External peripherals like mice, keyboards, headphones, and webcams, almost exclusively use USB connections for power, and most often legacy USB-A designs. Some more modern solutions may offer USB-C connectivity, but most ship with pre-attached USB-A cables. Those that have detachable cables may allow for replacement with a USB-C design if that’s more convenient.

Networking Power Cables

For delivering power at longer distances, particularly to IOT and networked devices that would already require a wired Ethernet connection, a popular solution is Power over Ethernet or PoE. These types of connections allow for electric power to be transmitted along the same network cable that’s used to send data back and forth. Common devices that utilize this include security cameras, wireless access points, and VoIP phones.

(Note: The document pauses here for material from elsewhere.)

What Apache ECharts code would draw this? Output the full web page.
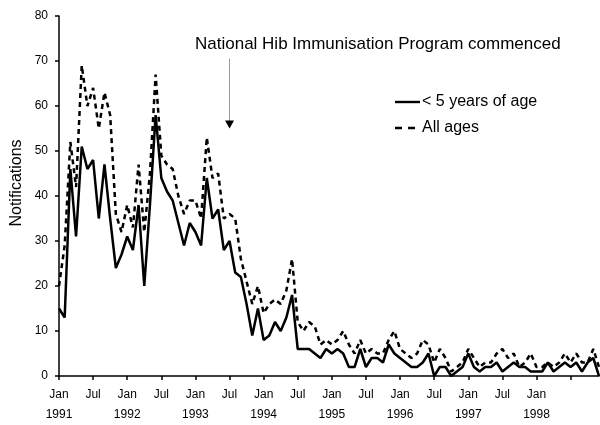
<!DOCTYPE html>
<html>
<head>
<meta charset="utf-8">
<script src="https://cdn.jsdelivr.net/npm/echarts@6/dist/echarts.min.js"></script>
<style>
  html, body { margin: 0; padding: 0; background: #fff; }
  #chart { width: 600px; height: 425px; }
</style>
</head>
<body>
<div id="chart"></div>
<script>
// monthly notifications, Jan 1991 - Dec 1998
const years = [1991, 1992, 1993, 1994, 1995, 1996, 1997, 1998];
const monthNames = ['Jan', 'Feb', 'Mar', 'Apr', 'May', 'Jun', 'Jul', 'Aug', 'Sep', 'Oct', 'Nov', 'Dec'];
const categories = [];
years.forEach(y => monthNames.forEach(m => categories.push(m + ' ' + y)));

// one label every 6 months
const tickLabels = [
  'Jan\n1991', 'Jul', 'Jan\n1992', 'Jul', 'Jan\n1993', 'Jul', 'Jan\n1994', 'Jul',
  'Jan\n1995', 'Jul', 'Jan\n1996', 'Jul', 'Jan\n1997', 'Jul', 'Jan\n1998', ''
];

const underFive = [
  15, 13, 46, 31, 51, 46, 48, 35, 47, 35, 24, 27,
  31, 28, 38, 20, 38, 58, 44, 41, 39, 34, 29, 34,
  32, 29, 44, 35, 37, 28, 30, 23, 22, 16, 9, 15,
  8, 9, 12, 10, 13, 18, 6, 6, 6, 5, 4, 6,
  5, 6, 5, 2, 2, 6, 2, 4, 4, 3, 7, 5,
  4, 3, 2, 2, 3, 5, 0, 2, 2, 0, 1, 2,
  5, 2, 1, 2, 2, 3, 1, 2, 3, 2, 2, 1,
  1, 1, 3, 1, 2, 3, 2, 3, 1, 3, 4, 0
];

const allAges = [
  20, 29, 52, 42, 69, 60, 64, 55, 63, 58, 36, 32,
  38, 33, 47, 32, 45, 67, 49, 47, 46, 40, 36, 39,
  39, 35, 53, 44, 45, 35, 36, 35, 26, 21, 16, 20,
  14, 16, 17, 16, 19, 26, 12, 10, 12, 11, 7, 8,
  7, 8, 10, 7, 5, 8, 5, 6, 5, 5, 8, 10,
  6, 5, 4, 5, 8, 7, 3, 6, 4, 1, 2, 3,
  6, 4, 2, 3, 3, 5, 6, 4, 5, 2, 3, 5,
  2, 2, 3, 2, 3, 5, 3, 5, 3, 3, 6, 2
];

const yTicks = [0, 10, 20, 30, 40, 50, 60, 70, 80];
const programStart = 'Jul 1993';

const font = '"Liberation Sans", Arial, sans-serif';
const chart = echarts.init(document.getElementById('chart'));

chart.setOption({
  animation: false,
  backgroundColor: '#fff',
  grid: { left: 59, right: 1, top: 16, bottom: 49 },
  legend: {
    orient: 'vertical',
    left: 395,
    top: 94,
    padding: 0,
    itemWidth: 25,
    itemHeight: 14,
    itemGap: 10,
    textStyle: { fontFamily: font, fontSize: 16, color: '#000', padding: [0, 0, 0, -3] },
    data: [
      { name: '< 5 years of age', icon: 'path://M0,0 L25,0 L25,2.4 L0,2.4 Z' },
      { name: 'All ages', icon: 'path://M0,0 L7,0 L7,2.4 L0,2.4 Z M13,0 L20,0 L20,2.4 L13,2.4 Z M24.98,0 L25,0 L25,0.02 Z' }
    ]
  },
  graphic: [
    {
      type: 'text',
      left: 195,
      top: 36,
      style: { text: 'National Hib Immunisation Program commenced', fontFamily: font, fontSize: 17, fill: '#000' }
    },
    {
      type: 'text',
      x: 17,
      y: 183,
      rotation: Math.PI / 2,
      style: { text: 'Notifications', fontFamily: font, fontSize: 16, fill: '#000', align: 'center', verticalAlign: 'middle' }
    }
  ],
  xAxis: {
    type: 'category',
    data: categories,
    boundaryGap: false,
    axisLine: { lineStyle: { color: '#000', width: 1.5 } },
    axisTick: { interval: 5, length: 4, lineStyle: { color: '#000', width: 1.5 } },
    axisLabel: {
      interval: 5,
      margin: 9,
      color: '#000',
      fontFamily: font,
      fontSize: 12,
      lineHeight: 20,
      formatter: (v, i) => tickLabels[Math.round(i / 6)]
    },
    splitLine: { show: false }
  },
  yAxis: {
    type: 'value',
    min: yTicks[0],
    max: yTicks[yTicks.length - 1],
    interval: 10,
    axisLine: { show: true, lineStyle: { color: '#000', width: 1.5 } },
    axisTick: { show: true, length: 4, lineStyle: { color: '#000', width: 1.5 } },
    axisLabel: { color: '#000', fontFamily: font, fontSize: 12, margin: 11 },
    splitLine: { show: false }
  },
  series: [
    {
      name: '< 5 years of age',
      type: 'line',
      data: underFive,
      symbol: 'none',
      color: '#000',
      lineStyle: { color: '#000', width: 2.5 },
      z: 3
    },
    {
      name: 'All ages',
      type: 'line',
      data: allAges,
      symbol: 'none',
      color: '#000',
      lineStyle: { color: '#000', width: 2.5, type: [5, 4] },
      z: 2,
      markLine: {
        silent: true,
        symbol: ['none', 'none'],
        label: { show: false },
        lineStyle: { color: '#999', width: 1, type: 'solid' },
        data: [[{ coord: [programStart, 70.5] }, { coord: [programStart, 56.5] }]]
      },
      markPoint: {
        silent: true,
        symbol: 'triangle',
        symbolSize: [9, 8],
        symbolRotate: 180,
        label: { show: false },
        itemStyle: { color: '#000' },
        data: [{ coord: [programStart, 55.9] }]
      }
    }
  ]
});
</script>
</body>
</html>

Like standard Ethernet cables, PoE cables are available in a range of types and categories, including much older Cat 5e PoE cables, and much more modern Cat 8 PoE cables. The original IEEE 802.3af-2003 specification for power over Ethernet provided up to 15.4W of power, while the more recent IEEE 802.3bt-2018 specification makes it possible to deliver as much as 71.3W of power along the length of the twisted pairs.

Cable Length and Gauge

Alongside cable type and build quality, the length of a cable and its internal wire gauge can have a big effect on a cable’s ability to transmit power. The longer a power cable is, the greater resistance it experiences from the innate resistance of its construction materials. That can result in a lower voltage in longer cables.

The same is true when using a thinner wire (with a higher wire gauge), where voltage drops are more likely. With a thicker wire with a lower wire gauge, the cable can withstand greater current transmission before overheating and will be less likely to lose voltage over its length.

Ultimately, this means if you lose a long cable with a high wire gauge, you are more likely to experience inconsistent power delivery, probable energy wastage, and even overheating in some cases. Understanding this and buying appropriate cables that are the right length and wire gauge for your application is important when it comes to maintaining a reliable and safe power cable.

Consider the requirements of the devices you are looking to power. If they need a lot of current, thicker wire gauges are a must and shorter cable runs may be necessary. If in doubt, use a wire gauge and length calculator.

Selecting the Right Power Cable

To pick the right power cables for your needs, make sure to consider all the important factors:

  • The voltage and current requirements of your devices: The power cable capabilities need to meet or better yet, exceed the demands of the device. It needs to carry the correct voltage and have headroom on the current so that you can rest assured the wires won’t overheat when handling high current demands.
  • Environmental conditions: If you’re running the cable over long distances, through walls, or up and down floors in a building, look for power cables that are rated for such installations. If packed together with other cables, overheating may be a concern.
  • Cable quality and safety standards: You should always buy cables from, and manufactured by, professional companies with a long-standing pedigree of quality cable production: Like Cable Matters. This ensures that you get a cable that is going to do exactly what its specifications claim it’s capable of, and you’ll have a robust warranty and return system if something goes wrong. This also guarantees you’ll have expert advice on hand if you need to check something prior to purchasing.

Selecting the Right Power Cable

Cable Matters offers a wide range of power connectors, with all sorts of connectors, lengths, and wire gauges. If there’s something you’re looking for that you don’t see in our power cord collection, get in touch with one of our sales representatives and we’ll see if we can source what you’re after.


Picking the right power cable for the job is important, although it’s not a process that’s likely to trip you up. If you buy a power cable that’s the right size and shape and was produced by a quality manufacturer you shouldn’t have to worry too much about wire gauge or construction materials. Just get one that’s the right length for what you need, and you should be good to go.